# DIRECTION
Each line of the listing must be transcribed exactly, except for the images, which should be excluded.

#####

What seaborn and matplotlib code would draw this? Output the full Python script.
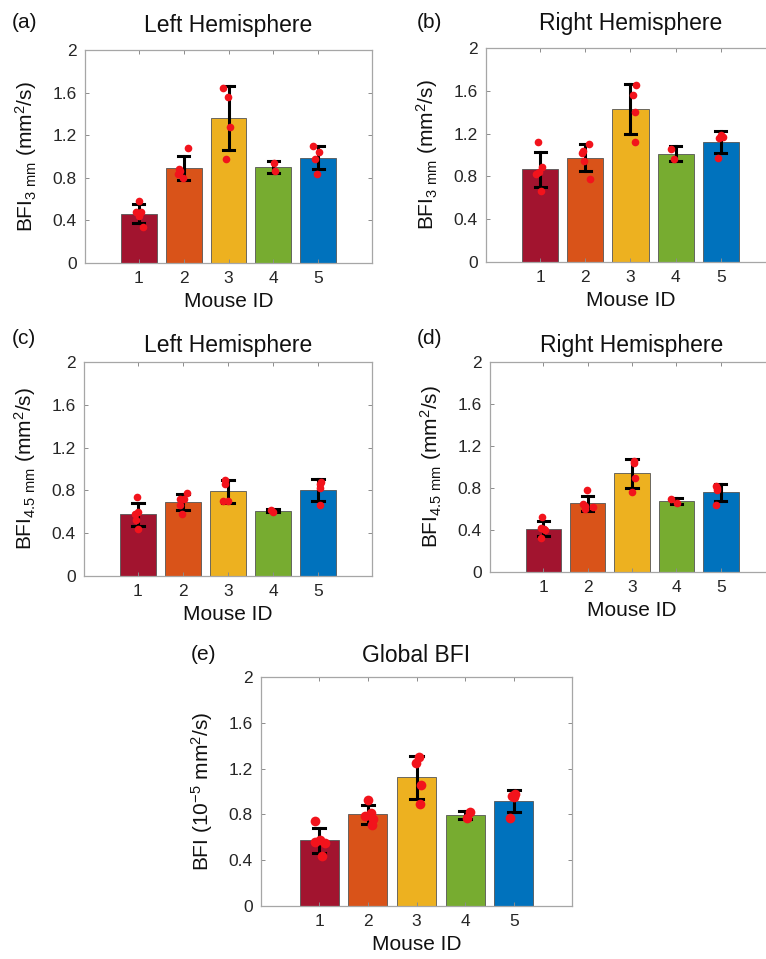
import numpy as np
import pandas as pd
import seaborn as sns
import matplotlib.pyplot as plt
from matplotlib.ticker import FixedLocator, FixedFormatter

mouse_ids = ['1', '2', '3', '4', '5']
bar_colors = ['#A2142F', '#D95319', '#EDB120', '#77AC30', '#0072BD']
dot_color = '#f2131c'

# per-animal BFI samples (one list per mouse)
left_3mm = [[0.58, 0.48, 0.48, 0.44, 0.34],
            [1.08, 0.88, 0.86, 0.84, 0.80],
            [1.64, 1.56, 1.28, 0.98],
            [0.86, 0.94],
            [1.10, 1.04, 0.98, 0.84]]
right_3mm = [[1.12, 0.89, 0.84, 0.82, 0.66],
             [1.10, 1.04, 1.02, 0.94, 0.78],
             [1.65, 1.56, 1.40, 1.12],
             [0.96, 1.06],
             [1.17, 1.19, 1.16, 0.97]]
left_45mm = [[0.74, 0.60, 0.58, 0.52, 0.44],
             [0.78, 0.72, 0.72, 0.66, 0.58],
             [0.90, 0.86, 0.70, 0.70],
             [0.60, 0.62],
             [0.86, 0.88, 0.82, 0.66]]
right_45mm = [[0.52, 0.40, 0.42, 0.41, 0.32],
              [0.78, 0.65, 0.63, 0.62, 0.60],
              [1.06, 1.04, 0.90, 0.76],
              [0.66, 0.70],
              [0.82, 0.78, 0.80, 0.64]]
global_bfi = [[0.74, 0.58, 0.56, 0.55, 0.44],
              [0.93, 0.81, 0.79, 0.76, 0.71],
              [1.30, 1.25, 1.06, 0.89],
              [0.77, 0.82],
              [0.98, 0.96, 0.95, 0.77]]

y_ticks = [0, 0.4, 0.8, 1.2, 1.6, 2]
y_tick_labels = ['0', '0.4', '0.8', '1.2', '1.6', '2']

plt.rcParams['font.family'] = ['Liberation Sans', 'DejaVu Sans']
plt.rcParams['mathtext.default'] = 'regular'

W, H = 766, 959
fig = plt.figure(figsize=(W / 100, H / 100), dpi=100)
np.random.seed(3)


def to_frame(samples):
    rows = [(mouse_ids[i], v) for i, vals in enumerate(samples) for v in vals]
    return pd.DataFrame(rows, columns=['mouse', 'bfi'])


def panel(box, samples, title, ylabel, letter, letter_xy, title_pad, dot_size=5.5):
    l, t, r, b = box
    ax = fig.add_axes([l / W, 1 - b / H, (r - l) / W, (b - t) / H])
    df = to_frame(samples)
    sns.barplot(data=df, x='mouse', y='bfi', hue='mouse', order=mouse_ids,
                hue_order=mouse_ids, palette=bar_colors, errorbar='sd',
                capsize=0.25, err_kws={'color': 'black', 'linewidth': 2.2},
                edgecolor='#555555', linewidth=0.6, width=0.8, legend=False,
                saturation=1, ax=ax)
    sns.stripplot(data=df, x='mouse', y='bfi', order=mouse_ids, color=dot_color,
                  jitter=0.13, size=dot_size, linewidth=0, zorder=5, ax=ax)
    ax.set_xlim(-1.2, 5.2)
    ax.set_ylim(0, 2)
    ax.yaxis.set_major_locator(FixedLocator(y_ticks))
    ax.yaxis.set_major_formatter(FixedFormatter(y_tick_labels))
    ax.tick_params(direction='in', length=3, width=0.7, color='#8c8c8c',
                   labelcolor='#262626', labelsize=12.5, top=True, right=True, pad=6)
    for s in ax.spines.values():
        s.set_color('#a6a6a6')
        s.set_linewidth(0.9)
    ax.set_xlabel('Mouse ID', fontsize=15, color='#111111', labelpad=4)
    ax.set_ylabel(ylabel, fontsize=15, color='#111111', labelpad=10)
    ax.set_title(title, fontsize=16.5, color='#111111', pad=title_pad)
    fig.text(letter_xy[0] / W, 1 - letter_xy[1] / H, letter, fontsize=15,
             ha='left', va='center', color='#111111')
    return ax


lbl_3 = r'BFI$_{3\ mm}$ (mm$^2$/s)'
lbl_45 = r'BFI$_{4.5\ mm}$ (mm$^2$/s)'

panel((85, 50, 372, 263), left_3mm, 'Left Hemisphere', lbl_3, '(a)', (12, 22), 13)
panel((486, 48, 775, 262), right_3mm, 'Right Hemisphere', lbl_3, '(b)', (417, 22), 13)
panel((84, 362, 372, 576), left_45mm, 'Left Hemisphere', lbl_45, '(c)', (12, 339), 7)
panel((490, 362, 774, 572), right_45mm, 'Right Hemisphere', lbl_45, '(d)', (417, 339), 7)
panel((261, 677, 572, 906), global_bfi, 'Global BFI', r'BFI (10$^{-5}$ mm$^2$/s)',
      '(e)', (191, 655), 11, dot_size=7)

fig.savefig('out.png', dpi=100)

#####

# TASK RESPONSE
What seaborn and matplotlib code would draw this? Output the full Python script.
import numpy as np
import pandas as pd
import seaborn as sns
import matplotlib.pyplot as plt
from matplotlib.ticker import FixedLocator, FixedFormatter

mouse_ids = ['1', '2', '3', '4', '5']
bar_colors = ['#A2142F', '#D95319', '#EDB120', '#77AC30', '#0072BD']
dot_color = '#f2131c'

# per-animal BFI samples (one list per mouse)
left_3mm = [[0.58, 0.48, 0.48, 0.44, 0.34],
            [1.08, 0.88, 0.86, 0.84, 0.80],
            [1.64, 1.56, 1.28, 0.98],
            [0.86, 0.94],
            [1.10, 1.04, 0.98, 0.84]]
right_3mm = [[1.12, 0.89, 0.84, 0.82, 0.66],
             [1.10, 1.04, 1.02, 0.94, 0.78],
             [1.65, 1.56, 1.40, 1.12],
             [0.96, 1.06],
             [1.17, 1.19, 1.16, 0.97]]
left_45mm = [[0.74, 0.60, 0.58, 0.52, 0.44],
             [0.78, 0.72, 0.72, 0.66, 0.58],
             [0.90, 0.86, 0.70, 0.70],
             [0.60, 0.62],
             [0.86, 0.88, 0.82, 0.66]]
right_45mm = [[0.52, 0.40, 0.42, 0.41, 0.32],
              [0.78, 0.65, 0.63, 0.62, 0.60],
              [1.06, 1.04, 0.90, 0.76],
              [0.66, 0.70],
              [0.82, 0.78, 0.80, 0.64]]
global_bfi = [[0.74, 0.58, 0.56, 0.55, 0.44],
              [0.93, 0.81, 0.79, 0.76, 0.71],
              [1.30, 1.25, 1.06, 0.89],
              [0.77, 0.82],
              [0.98, 0.96, 0.95, 0.77]]

y_ticks = [0, 0.4, 0.8, 1.2, 1.6, 2]
y_tick_labels = ['0', '0.4', '0.8', '1.2', '1.6', '2']

plt.rcParams['font.family'] = ['Liberation Sans', 'DejaVu Sans']
plt.rcParams['mathtext.default'] = 'regular'

W, H = 766, 959
fig = plt.figure(figsize=(W / 100, H / 100), dpi=100)
np.random.seed(3)


def to_frame(samples):
    rows = [(mouse_ids[i], v) for i, vals in enumerate(samples) for v in vals]
    return pd.DataFrame(rows, columns=['mouse', 'bfi'])


def panel(box, samples, title, ylabel, letter, letter_xy, title_pad, dot_size=5.5):
    l, t, r, b = box
    ax = fig.add_axes([l / W, 1 - b / H, (r - l) / W, (b - t) / H])
    df = to_frame(samples)
    sns.barplot(data=df, x='mouse', y='bfi', hue='mouse', order=mouse_ids,
                hue_order=mouse_ids, palette=bar_colors, errorbar='sd',
                capsize=0.25, err_kws={'color': 'black', 'linewidth': 2.2},
                edgecolor='#555555', linewidth=0.6, width=0.8, legend=False,
                saturation=1, ax=ax)
    sns.stripplot(data=df, x='mouse', y='bfi', order=mouse_ids, color=dot_color,
                  jitter=0.13, size=dot_size, linewidth=0, zorder=5, ax=ax)
    ax.set_xlim(-1.2, 5.2)
    ax.set_ylim(0, 2)
    ax.yaxis.set_major_locator(FixedLocator(y_ticks))
    ax.yaxis.set_major_formatter(FixedFormatter(y_tick_labels))
    ax.tick_params(direction='in', length=3, width=0.7, color='#8c8c8c',
                   labelcolor='#262626', labelsize=12.5, top=True, right=True, pad=6)
    for s in ax.spines.values():
        s.set_color('#a6a6a6')
        s.set_linewidth(0.9)
    ax.set_xlabel('Mouse ID', fontsize=15, color='#111111', labelpad=4)
    ax.set_ylabel(ylabel, fontsize=15, color='#111111', labelpad=10)
    ax.set_title(title, fontsize=16.5, color='#111111', pad=title_pad)
    fig.text(letter_xy[0] / W, 1 - letter_xy[1] / H, letter, fontsize=15,
             ha='left', va='center', color='#111111')
    return ax


lbl_3 = r'BFI$_{3\ mm}$ (mm$^2$/s)'
lbl_45 = r'BFI$_{4.5\ mm}$ (mm$^2$/s)'

panel((85, 50, 372, 263), left_3mm, 'Left Hemisphere', lbl_3, '(a)', (12, 22), 13)
panel((486, 48, 775, 262), right_3mm, 'Right Hemisphere', lbl_3, '(b)', (417, 22), 13)
panel((84, 362, 372, 576), left_45mm, 'Left Hemisphere', lbl_45, '(c)', (12, 339), 7)
panel((490, 362, 774, 572), right_45mm, 'Right Hemisphere', lbl_45, '(d)', (417, 339), 7)
panel((261, 677, 572, 906), global_bfi, 'Global BFI', r'BFI (10$^{-5}$ mm$^2$/s)',
      '(e)', (191, 655), 11, dot_size=7)

fig.savefig('out.png', dpi=100)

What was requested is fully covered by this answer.